#### Exercise details
Return exactly, and only, the lines from the one holding "Write the Plotly code for this chart." through the one holding "80, 90, 100]", both included; the pictures stay out.

#### Records to process
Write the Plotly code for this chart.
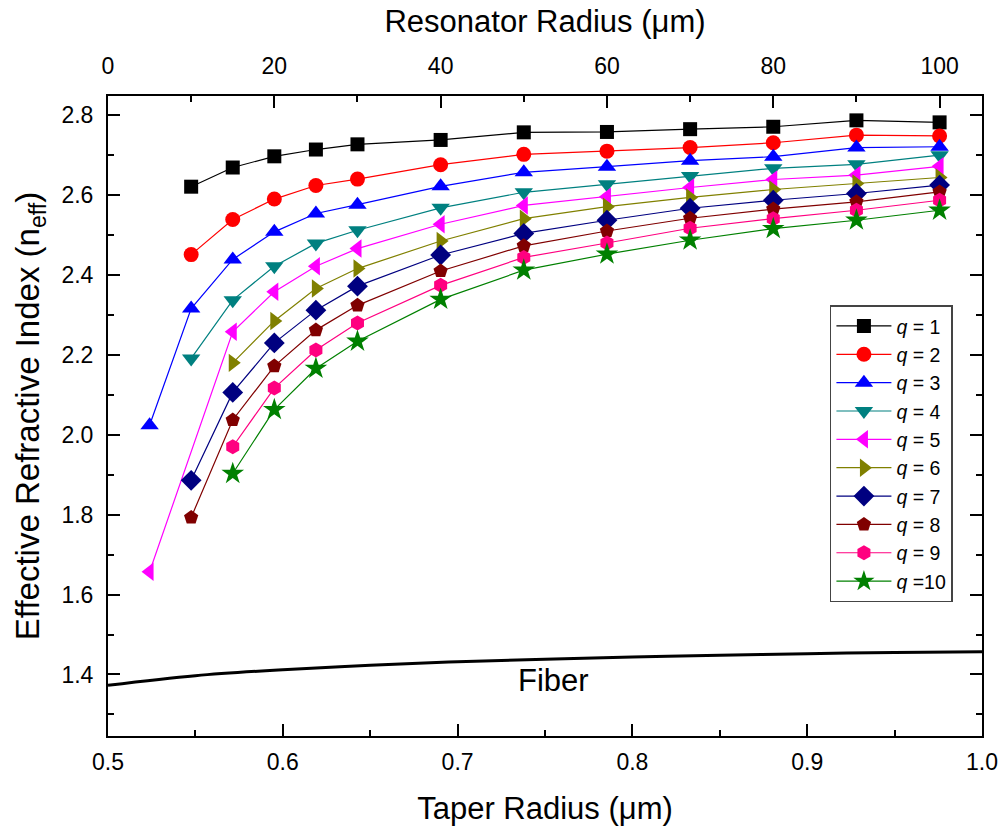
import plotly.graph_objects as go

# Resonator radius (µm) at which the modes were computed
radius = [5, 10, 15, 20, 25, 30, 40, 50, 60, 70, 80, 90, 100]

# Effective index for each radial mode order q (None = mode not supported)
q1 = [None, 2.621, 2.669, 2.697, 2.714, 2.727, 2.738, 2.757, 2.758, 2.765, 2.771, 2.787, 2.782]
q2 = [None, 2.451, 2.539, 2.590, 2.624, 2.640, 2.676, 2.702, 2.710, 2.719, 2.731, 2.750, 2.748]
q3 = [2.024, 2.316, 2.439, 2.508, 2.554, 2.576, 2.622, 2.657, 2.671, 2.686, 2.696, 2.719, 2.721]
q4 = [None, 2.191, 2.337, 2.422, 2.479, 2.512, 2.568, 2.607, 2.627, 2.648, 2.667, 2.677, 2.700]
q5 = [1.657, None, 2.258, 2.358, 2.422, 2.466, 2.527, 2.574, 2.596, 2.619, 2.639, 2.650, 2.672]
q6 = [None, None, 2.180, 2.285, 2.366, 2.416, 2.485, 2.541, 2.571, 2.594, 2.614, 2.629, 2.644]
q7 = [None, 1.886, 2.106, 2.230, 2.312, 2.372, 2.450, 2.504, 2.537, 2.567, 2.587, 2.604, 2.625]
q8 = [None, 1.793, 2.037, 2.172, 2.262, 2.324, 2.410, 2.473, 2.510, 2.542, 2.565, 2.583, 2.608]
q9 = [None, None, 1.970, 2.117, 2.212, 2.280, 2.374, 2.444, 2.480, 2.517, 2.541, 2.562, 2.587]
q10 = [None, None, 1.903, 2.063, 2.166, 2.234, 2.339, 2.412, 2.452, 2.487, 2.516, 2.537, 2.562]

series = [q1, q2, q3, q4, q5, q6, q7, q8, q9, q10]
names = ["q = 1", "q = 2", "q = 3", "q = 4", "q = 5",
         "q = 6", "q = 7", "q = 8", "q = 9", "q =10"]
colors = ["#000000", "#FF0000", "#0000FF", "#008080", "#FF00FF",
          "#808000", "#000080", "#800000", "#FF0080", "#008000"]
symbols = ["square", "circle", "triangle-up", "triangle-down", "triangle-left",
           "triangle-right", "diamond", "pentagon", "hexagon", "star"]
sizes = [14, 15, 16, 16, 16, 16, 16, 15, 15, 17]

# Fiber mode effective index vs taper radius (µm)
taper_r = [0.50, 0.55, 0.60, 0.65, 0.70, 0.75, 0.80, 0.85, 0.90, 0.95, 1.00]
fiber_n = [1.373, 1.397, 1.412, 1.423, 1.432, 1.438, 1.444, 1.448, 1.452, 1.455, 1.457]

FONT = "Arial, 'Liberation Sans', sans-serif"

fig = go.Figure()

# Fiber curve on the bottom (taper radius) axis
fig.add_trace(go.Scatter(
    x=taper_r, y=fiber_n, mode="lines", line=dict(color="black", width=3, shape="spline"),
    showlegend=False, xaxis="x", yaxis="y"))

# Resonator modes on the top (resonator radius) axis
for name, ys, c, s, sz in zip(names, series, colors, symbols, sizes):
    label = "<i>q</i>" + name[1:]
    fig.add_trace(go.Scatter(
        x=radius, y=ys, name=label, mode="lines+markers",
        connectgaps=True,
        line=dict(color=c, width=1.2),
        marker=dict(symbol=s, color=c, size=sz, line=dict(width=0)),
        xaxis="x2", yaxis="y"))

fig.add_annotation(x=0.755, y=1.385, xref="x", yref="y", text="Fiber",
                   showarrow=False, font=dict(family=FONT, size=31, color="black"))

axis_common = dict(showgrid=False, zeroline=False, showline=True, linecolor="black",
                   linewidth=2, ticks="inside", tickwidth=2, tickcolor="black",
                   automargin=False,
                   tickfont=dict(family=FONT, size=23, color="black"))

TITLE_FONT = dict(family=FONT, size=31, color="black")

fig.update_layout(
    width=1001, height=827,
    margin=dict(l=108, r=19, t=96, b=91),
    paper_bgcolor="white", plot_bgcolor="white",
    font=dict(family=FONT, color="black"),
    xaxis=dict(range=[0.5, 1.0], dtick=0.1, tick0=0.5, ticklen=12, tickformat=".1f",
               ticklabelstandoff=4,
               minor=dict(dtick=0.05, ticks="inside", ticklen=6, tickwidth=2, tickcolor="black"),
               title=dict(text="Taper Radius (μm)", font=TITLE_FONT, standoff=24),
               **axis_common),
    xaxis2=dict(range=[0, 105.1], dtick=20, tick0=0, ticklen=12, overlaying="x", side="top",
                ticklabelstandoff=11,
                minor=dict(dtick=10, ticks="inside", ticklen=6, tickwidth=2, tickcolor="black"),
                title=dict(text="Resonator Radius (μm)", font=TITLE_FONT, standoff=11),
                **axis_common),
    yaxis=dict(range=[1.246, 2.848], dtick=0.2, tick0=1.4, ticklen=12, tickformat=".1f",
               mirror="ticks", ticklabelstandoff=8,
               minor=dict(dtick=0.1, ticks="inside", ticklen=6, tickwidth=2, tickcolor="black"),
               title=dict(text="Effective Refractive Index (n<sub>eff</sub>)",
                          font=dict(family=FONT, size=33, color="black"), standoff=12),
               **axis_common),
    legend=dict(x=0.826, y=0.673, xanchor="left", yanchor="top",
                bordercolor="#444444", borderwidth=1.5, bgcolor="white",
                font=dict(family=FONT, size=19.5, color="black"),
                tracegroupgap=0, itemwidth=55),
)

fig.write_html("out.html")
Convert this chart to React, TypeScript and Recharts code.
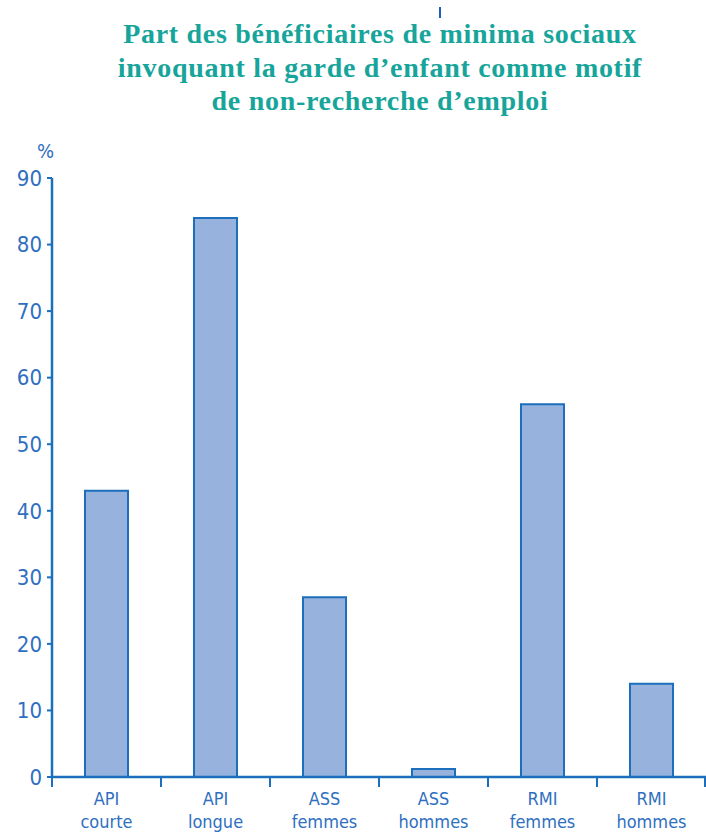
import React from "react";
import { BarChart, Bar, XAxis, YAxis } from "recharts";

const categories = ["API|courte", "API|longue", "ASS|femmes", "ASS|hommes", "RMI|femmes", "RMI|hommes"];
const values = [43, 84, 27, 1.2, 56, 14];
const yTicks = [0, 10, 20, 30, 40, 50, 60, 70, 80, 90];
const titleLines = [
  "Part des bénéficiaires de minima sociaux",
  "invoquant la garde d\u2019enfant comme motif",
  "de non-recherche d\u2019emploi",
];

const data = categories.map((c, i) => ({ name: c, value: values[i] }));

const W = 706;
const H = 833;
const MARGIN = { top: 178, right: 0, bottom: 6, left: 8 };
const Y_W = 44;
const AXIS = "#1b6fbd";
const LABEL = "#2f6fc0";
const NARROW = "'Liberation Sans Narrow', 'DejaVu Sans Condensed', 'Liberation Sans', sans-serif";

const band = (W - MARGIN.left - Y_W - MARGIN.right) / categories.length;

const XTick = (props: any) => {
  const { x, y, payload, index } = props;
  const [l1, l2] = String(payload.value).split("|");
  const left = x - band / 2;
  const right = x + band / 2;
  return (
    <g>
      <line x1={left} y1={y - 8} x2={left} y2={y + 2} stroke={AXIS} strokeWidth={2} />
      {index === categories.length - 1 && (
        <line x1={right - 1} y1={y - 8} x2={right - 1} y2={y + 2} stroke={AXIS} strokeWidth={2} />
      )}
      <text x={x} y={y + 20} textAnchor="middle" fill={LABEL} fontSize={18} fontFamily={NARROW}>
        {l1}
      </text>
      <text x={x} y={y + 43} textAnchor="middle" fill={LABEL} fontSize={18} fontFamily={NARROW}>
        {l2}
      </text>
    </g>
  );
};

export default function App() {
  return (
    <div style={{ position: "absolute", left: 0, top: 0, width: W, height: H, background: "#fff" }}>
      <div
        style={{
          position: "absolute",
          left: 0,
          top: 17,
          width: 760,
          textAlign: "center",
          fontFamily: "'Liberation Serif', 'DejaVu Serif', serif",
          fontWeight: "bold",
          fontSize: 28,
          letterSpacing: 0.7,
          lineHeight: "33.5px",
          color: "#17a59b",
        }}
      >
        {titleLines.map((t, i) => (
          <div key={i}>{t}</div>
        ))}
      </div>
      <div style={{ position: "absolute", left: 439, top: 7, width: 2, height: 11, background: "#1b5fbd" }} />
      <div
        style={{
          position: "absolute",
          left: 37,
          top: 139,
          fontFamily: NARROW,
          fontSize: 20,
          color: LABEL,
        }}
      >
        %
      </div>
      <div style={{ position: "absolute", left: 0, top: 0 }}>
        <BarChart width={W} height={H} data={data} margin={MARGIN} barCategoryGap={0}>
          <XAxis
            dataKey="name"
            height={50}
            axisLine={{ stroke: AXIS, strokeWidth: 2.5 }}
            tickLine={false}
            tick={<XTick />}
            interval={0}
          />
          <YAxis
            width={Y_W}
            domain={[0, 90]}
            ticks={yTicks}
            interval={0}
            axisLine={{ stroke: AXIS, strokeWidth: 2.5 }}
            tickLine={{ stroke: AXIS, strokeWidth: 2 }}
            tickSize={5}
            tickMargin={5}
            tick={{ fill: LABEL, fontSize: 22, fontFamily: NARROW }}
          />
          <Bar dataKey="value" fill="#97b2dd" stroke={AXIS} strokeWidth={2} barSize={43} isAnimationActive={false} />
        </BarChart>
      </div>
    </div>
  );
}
==
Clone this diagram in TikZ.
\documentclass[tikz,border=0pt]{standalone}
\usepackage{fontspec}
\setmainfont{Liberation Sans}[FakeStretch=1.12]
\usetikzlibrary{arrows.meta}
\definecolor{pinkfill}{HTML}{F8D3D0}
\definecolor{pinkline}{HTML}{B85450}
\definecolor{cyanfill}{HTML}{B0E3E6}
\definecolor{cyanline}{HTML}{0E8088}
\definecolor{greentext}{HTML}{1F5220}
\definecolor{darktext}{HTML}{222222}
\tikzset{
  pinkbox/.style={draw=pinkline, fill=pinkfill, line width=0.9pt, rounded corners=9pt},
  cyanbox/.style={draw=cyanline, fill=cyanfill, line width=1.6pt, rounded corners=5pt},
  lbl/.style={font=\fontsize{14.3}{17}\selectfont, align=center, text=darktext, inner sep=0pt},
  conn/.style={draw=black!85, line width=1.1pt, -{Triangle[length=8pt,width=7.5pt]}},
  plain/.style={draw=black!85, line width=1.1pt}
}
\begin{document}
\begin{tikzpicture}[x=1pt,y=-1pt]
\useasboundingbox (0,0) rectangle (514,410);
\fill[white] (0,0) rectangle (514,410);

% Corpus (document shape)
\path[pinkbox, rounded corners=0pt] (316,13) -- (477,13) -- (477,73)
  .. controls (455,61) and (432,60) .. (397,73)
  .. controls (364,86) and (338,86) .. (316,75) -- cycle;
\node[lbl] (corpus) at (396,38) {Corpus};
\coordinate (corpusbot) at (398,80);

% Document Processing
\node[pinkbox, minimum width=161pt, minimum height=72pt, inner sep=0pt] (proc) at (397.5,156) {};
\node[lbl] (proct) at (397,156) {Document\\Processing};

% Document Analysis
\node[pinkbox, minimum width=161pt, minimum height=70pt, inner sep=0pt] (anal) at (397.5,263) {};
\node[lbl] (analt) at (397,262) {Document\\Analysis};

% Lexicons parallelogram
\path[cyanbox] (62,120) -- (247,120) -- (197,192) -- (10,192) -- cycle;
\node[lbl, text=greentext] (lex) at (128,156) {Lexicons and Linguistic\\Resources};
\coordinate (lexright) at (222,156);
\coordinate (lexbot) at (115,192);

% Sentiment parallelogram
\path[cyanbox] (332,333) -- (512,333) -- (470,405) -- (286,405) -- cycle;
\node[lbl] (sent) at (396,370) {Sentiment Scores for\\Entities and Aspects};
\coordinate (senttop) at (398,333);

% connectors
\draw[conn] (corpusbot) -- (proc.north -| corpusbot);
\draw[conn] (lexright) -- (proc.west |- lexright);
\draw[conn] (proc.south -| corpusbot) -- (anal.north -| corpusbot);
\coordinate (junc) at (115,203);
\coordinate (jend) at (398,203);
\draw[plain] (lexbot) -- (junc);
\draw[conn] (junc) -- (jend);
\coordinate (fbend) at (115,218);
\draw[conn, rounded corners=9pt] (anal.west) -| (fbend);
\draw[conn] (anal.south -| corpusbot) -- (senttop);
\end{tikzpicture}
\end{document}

#### Answer below
Write the Plotly code for this chart.
import plotly.graph_objects as go

# Resonator radius (µm) at which the modes were computed
radius = [5, 10, 15, 20, 25, 30, 40, 50, 60, 70, 80, 90, 100]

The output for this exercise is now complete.